SUPPLIED DATA.
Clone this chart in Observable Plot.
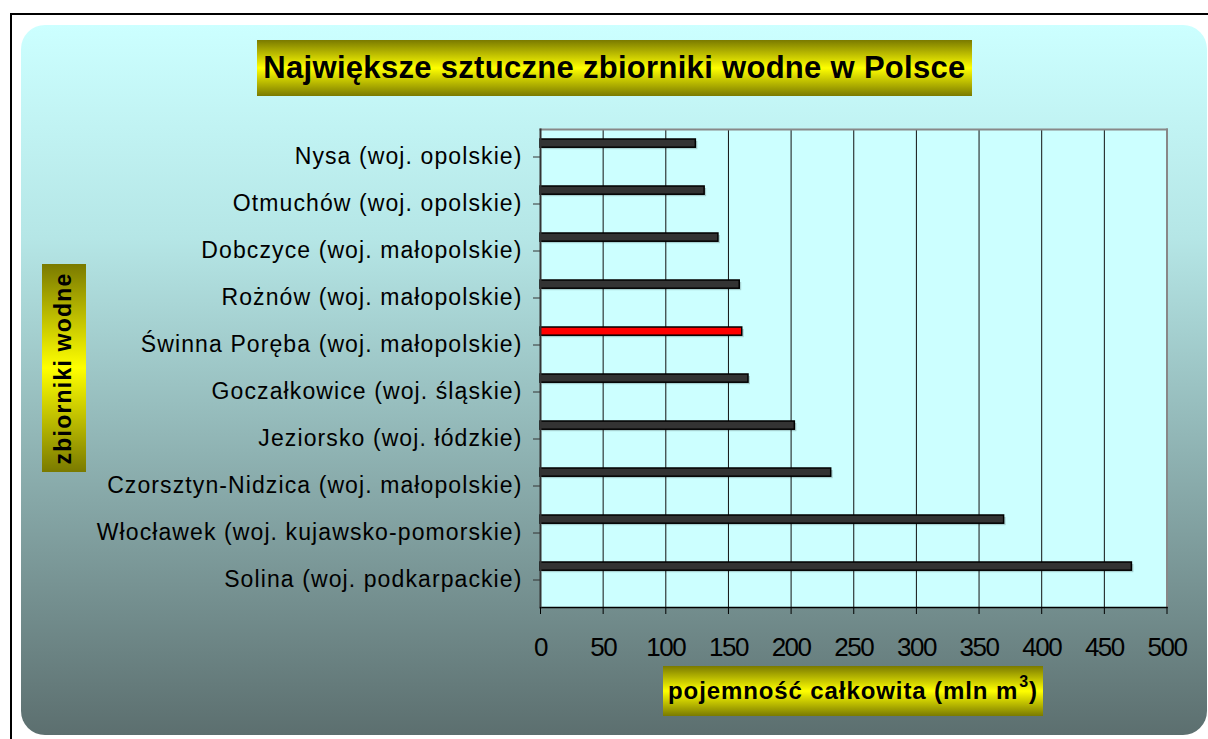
<!DOCTYPE html>
<html>
<head>
<meta charset="utf-8">
<script src="https://cdn.jsdelivr.net/npm/d3@7"></script>
<script src="https://cdn.jsdelivr.net/npm/@observablehq/plot@0.6"></script>
<style>
  html, body { margin: 0; padding: 0; background: #ffffff; overflow: hidden; }
  #page { position: relative; width: 1208px; height: 739px; overflow: hidden; font-family: Arial, "Liberation Sans", sans-serif; }
  #outer { position: absolute; left: 10px; top: 13px; width: 1300px; height: 800px; border: 2px solid #000; box-sizing: border-box; }
  #panel { position: absolute; left: 21px; top: 25px; width: 1186px; height: 710px; border-radius: 24px;
           background: linear-gradient(to bottom, #ccffff 0%, #b5e6e6 30%, #8fb3b3 60%, #5c6f6f 100%); }
  #chart { position: absolute; left: 0; top: 0; }
  .box { position: absolute; display: flex; align-items: center; justify-content: center; font-weight: bold; color: #000; white-space: nowrap; }
  #title { left: 257px; top: 40px; width: 715px; height: 56px; font-size: 31px; letter-spacing: 0.3px;
           background: linear-gradient(to bottom, #7a7a00 0%, #ffff00 50%, #7a7a00 100%); }
  #xtitle { left: 663px; top: 666px; width: 380px; height: 50px; font-size: 24px; letter-spacing: 0.9px;
            background: linear-gradient(to bottom, #7a7a00 0%, #ffff00 50%, #7a7a00 100%); }
  #xtitle .sup { font-size: 16px; position: relative; top: -9px; letter-spacing: 0; margin-left: 1px; margin-right: 1px; }
  #ytitle { left: 42px; top: 264px; width: 44px; height: 208px;
            background: linear-gradient(to bottom, #7a7a00 0%, #ffff00 50%, #7a7a00 100%); }
  #ytitle span { display: inline-block; transform: rotate(-90deg); font-size: 23px; letter-spacing: 1.2px; }
  g[aria-label="y-axis tick label"] text { letter-spacing: 1.1px; }
  g[aria-label="x-axis tick label"] text { letter-spacing: -1.5px; }
</style>
</head>
<body>
<div id="page">
  <div id="outer"></div>
  <div id="panel"></div>
  <div id="chart"></div>
  <div id="title" class="box">Największe sztuczne zbiorniki wodne w Polsce</div>
  <div id="ytitle" class="box"><span>zbiorniki wodne</span></div>
  <div id="xtitle" class="box">pojemność całkowita (mln m<span class="sup">3</span>)</div>
</div>
<script>
// Data (capacity in mln m³)
const reservoirs = [
  "Nysa (woj. opolskie)",
  "Otmuchów (woj. opolskie)",
  "Dobczyce (woj. małopolskie)",
  "Rożnów (woj. małopolskie)",
  "Świnna Poręba (woj. małopolskie)",
  "Goczałkowice (woj. śląskie)",
  "Jeziorsko (woj. łódzkie)",
  "Czorsztyn-Nidzica (woj. małopolskie)",
  "Włocławek (woj. kujawsko-pomorskie)",
  "Solina (woj. podkarpackie)"
];
const capacity = [124, 131, 142, 159, 161, 166, 203, 232, 370, 472];
const highlighted = "Świnna Poręba (woj. małopolskie)";
const xTicks = [0, 50, 100, 150, 200, 250, 300, 350, 400, 450, 500];
const gridTicks = [50, 100, 150, 200, 250, 300, 350, 400, 450];

const data = reservoirs.map((name, i) => ({name, value: capacity[i]}));

const bandH = (607 - 129) / reservoirs.length;

const chart = Plot.plot({
  width: 1208,
  height: 739,
  marginLeft: 540,
  marginRight: 41.5,
  marginTop: 129,
  marginBottom: 132,
  style: {background: "transparent", fontFamily: "Arial, 'Liberation Sans', sans-serif", color: "#000", overflow: "visible"},
  x: {domain: [0, 500]},
  y: {domain: reservoirs, padding: 0},
  marks: [
    Plot.frame({fill: "#ccffff", stroke: null}),
    Plot.ruleX(gridTicks, {stroke: "#111", strokeWidth: 1}),
    Plot.frame({anchor: "top", stroke: "#888", strokeWidth: 2}),
    Plot.frame({anchor: "right", stroke: "#888", strokeWidth: 2}),
    Plot.barX(data, {x: "value", y: "name", fill: "#000", fillOpacity: 0.18, dx: 2, dy: 2,
      insetTop: 6, insetBottom: bandH - 15}),
    Plot.barX(data, {x: "value", y: "name",
      fill: d => d.name === highlighted ? "#ff0000" : "#333333",
      stroke: "#000", strokeWidth: 1.5,
      insetTop: 6, insetBottom: bandH - 15}),
    Plot.frame({anchor: "bottom", stroke: "#000", strokeWidth: 1.5}),
    Plot.frame({anchor: "left", stroke: "#333", strokeWidth: 2}),
    Plot.axisX({ticks: xTicks, tickSize: 7, tickPadding: 23, fontSize: 26, label: null, stroke: "#000"}),
    Plot.axisY({tickSize: 7, tickPadding: 11, fontSize: 23, label: null, stroke: "#333"})
  ]
});
document.getElementById("chart").appendChild(chart);
</script>
</body>
</html>
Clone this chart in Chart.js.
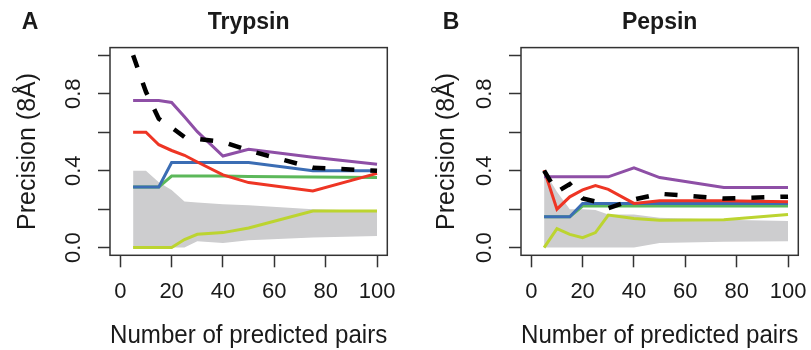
<!DOCTYPE html>
<html>
<head>
<meta charset="utf-8">
<script src="https://cdn.jsdelivr.net/npm/chart.js@4.4.0/dist/chart.umd.min.js"></script>
<style>
body { margin: 0; background: #fff; }
#wrap { position: relative; width: 811px; height: 350px; }
canvas { position: absolute; top: 0; }
#panelA { left: 0; }
#panelB { left: 411px; }
</style>
</head>
<body>
<div id="wrap">
  <canvas id="panelA" width="400" height="350"></canvas>
  <canvas id="panelB" width="400" height="350"></canvas>
</div>
<script>
var pairs = [5, 10, 15, 20, 25, 30, 40, 50, 75, 100];
var xTicks = [0, 20, 40, 60, 80, 100];
var yTicks = [0, 0.2, 0.4, 0.6, 0.8, 1.0];
var yTickLabels = ['0.0', '', '0.4', '', '0.8', ''];

// Trypsin
var trypDashed = [1.00, 0.81, 0.67, 0.625, 0.575, 0.565, 0.55, 0.505, 0.415, 0.40];
var trypPurple = [0.765, 0.765, 0.765, 0.755, 0.68, 0.603, 0.476, 0.511, 0.47, 0.433];
var trypRed    = [0.60, 0.60, 0.535, 0.505, 0.48, 0.445, 0.378, 0.338, 0.295, 0.386];
var trypBlue   = [0.315, 0.315, 0.315, 0.442, 0.442, 0.442, 0.442, 0.442, 0.40, 0.40];
var trypGreen  = [0.315, 0.315, 0.315, 0.372, 0.372, 0.372, 0.372, 0.37, 0.367, 0.365];
var trypYellow = [0, 0, 0, 0, 0.042, 0.069, 0.078, 0.102, 0.19, 0.19];
var trypBandHi = [0.40, 0.40, 0.34, 0.30, 0.24, 0.235, 0.225, 0.22, 0.20, 0.19];
var trypBandLo = [0, 0, 0, 0, 0, 0.033, 0.024, 0.038, 0.052, 0.06];

// Pepsin
var pepDashed = [0.40, 0.29, 0.33, 0.255, 0.24, 0.205, 0.25, 0.28, 0.255, 0.265];
var pepPurple = [0.368, 0.368, 0.368, 0.368, 0.368, 0.368, 0.415, 0.364, 0.313, 0.313];
var pepRed    = [0.403, 0.20, 0.264, 0.30, 0.322, 0.303, 0.23, 0.243, 0.243, 0.238];
var pepBlue   = [0.16, 0.16, 0.16, 0.23, 0.23, 0.23, 0.23, 0.23, 0.23, 0.23];
var pepGreen  = [0.16, 0.16, 0.16, 0.216, 0.216, 0.216, 0.216, 0.216, 0.216, 0.216];
var pepYellow = [0, 0.099, 0.069, 0.052, 0.078, 0.169, 0.151, 0.142, 0.145, 0.172];
var pepBandHi = [0.40, 0.29, 0.20, 0.20, 0.195, 0.172, 0.172, 0.155, 0.145, 0.139];
var pepBandLo = [0, 0, 0, 0, 0, 0, 0, 0.024, 0.03, 0.033];

var FONT = "'Liberation Sans', Arial, Helvetica, sans-serif";
var INK = '#1a1a1a';

function toPoints(vals) {
    return vals.map(function (v, i) { return { x: pairs[i], y: v }; });
}

function line(vals, color, order) {
    return {
        data: toPoints(vals),
        borderColor: color,
        borderWidth: 3,
        pointRadius: 0,
        fill: false,
        order: order
    };
}

// frame round the plot area + panel letter
var framePlugin = {
    id: 'frame',
    afterDraw: function (chart) {
        var a = chart.chartArea, ctx = chart.ctx;
        var opt = chart.options.plugins.frame;
        ctx.save();
        ctx.strokeStyle = '#333';
        ctx.lineWidth = 1.5;
        ctx.strokeRect(a.left, a.top, a.right - a.left, a.bottom - a.top);
        ctx.fillStyle = INK;
        ctx.font = 'bold 23px ' + FONT;
        ctx.textAlign = 'center';
        ctx.textBaseline = 'middle';
        ctx.fillText(opt.letter, opt.letterX, 23);
        ctx.restore();
    }
};

function panel(id, letter, letterX, name, yTitlePad, s) {
    var ctx = document.getElementById(id).getContext('2d');
    var dashed = line(s.dashed, '#000', 1);
    dashed.borderWidth = 4.5;
    dashed.borderDash = [13, 16];
    var lo = line(s.lo, 'rgba(0,0,0,0)', 20);
    var hi = line(s.hi, 'rgba(0,0,0,0)', 20);
    hi.fill = '-1';
    hi.backgroundColor = '#cdcdcf';

    return new Chart(ctx, {
        type: 'line',
        data: {
            datasets: [lo, hi,
                line(s.yellow, '#bcd430', 7),
                line(s.green, '#5cb85a', 6),
                line(s.blue, '#3b6db4', 5),
                line(s.red, '#ee3524', 4),
                line(s.purple, '#8e4fa6', 3),
                dashed]
        },
        options: {
            responsive: false,
            devicePixelRatio: 1,
            animation: false,
            events: [],
            layout: { padding: { left: 0, right: 12.7, top: 0, bottom: 0 } },
            plugins: {
                legend: { display: false },
                tooltip: { enabled: false },
                title: {
                    display: true,
                    text: name,
                    fullSize: false,
                    color: INK,
                    font: { family: FONT, size: 23, weight: 'bold' },
                    padding: { top: 9, bottom: 11 }
                },
                frame: { letter: letter, letterX: letterX }
            },
            scales: {
                x: {
                    type: 'linear',
                    min: -4,
                    max: 104,
                    afterBuildTicks: function (sc) {
                        sc.ticks = xTicks.map(function (v) { return { value: v }; });
                    },
                    afterFit: function (sc) {
                        sc.height = 94.7;
                        sc.paddingLeft = 0;
                        sc.paddingRight = 0;
                    },
                    border: { display: false },
                    grid: { drawOnChartArea: false, tickLength: 12, tickWidth: 1.5, tickColor: '#333' },
                    ticks: {
                        autoSkip: false, maxRotation: 0, padding: 11,
                        color: INK, font: { family: FONT, size: 22 },
                        callback: function (v) { return String(v); }
                    },
                    title: {
                        display: true, text: 'Number of predicted pairs', color: INK,
                        font: { family: FONT, size: 25, lineHeight: 1.1 }, padding: { top: 0, bottom: 0 }
                    }
                },
                y: {
                    type: 'linear',
                    min: -0.04,
                    max: 1.04,
                    afterBuildTicks: function (sc) {
                        sc.ticks = yTicks.map(function (v) { return { value: v }; });
                    },
                    afterFit: function (sc) {
                        sc.width = 110;
                        sc.paddingTop = 0;
                        sc.paddingBottom = 0;
                    },
                    border: { display: false },
                    grid: { drawOnChartArea: false, tickLength: 12, tickWidth: 1.5, tickColor: '#333' },
                    ticks: {
                        autoSkip: false, minRotation: 90, maxRotation: 90,
                        crossAlign: 'center', padding: 9,
                        color: INK, font: { family: FONT, size: 22 },
                        callback: function (v, i) { return yTickLabels[i]; }
                    },
                    title: {
                        display: true, text: 'Precision (8Å)', color: INK,
                        font: { family: FONT, size: 25 }, padding: { top: yTitlePad, bottom: 0 }
                    }
                }
            }
        },
        plugins: [framePlugin]
    });
}

panel('panelA', 'A', 30, 'Trypsin', 13, {
    dashed: trypDashed, purple: trypPurple, red: trypRed, blue: trypBlue,
    green: trypGreen, yellow: trypYellow, hi: trypBandHi, lo: trypBandLo
});
panel('panelB', 'B', 40, 'Pepsin', 21, {
    dashed: pepDashed, purple: pepPurple, red: pepRed, blue: pepBlue,
    green: pepGreen, yellow: pepYellow, hi: pepBandHi, lo: pepBandLo
});
</script>
</body>
</html>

TASK DESCRIPTION. Search the entries for the word "Clone" and pick out every line that holds it.

EXERCISE OUTPUT.
Clone this chart in Observable Plot.
Clone this chart in Chart.js.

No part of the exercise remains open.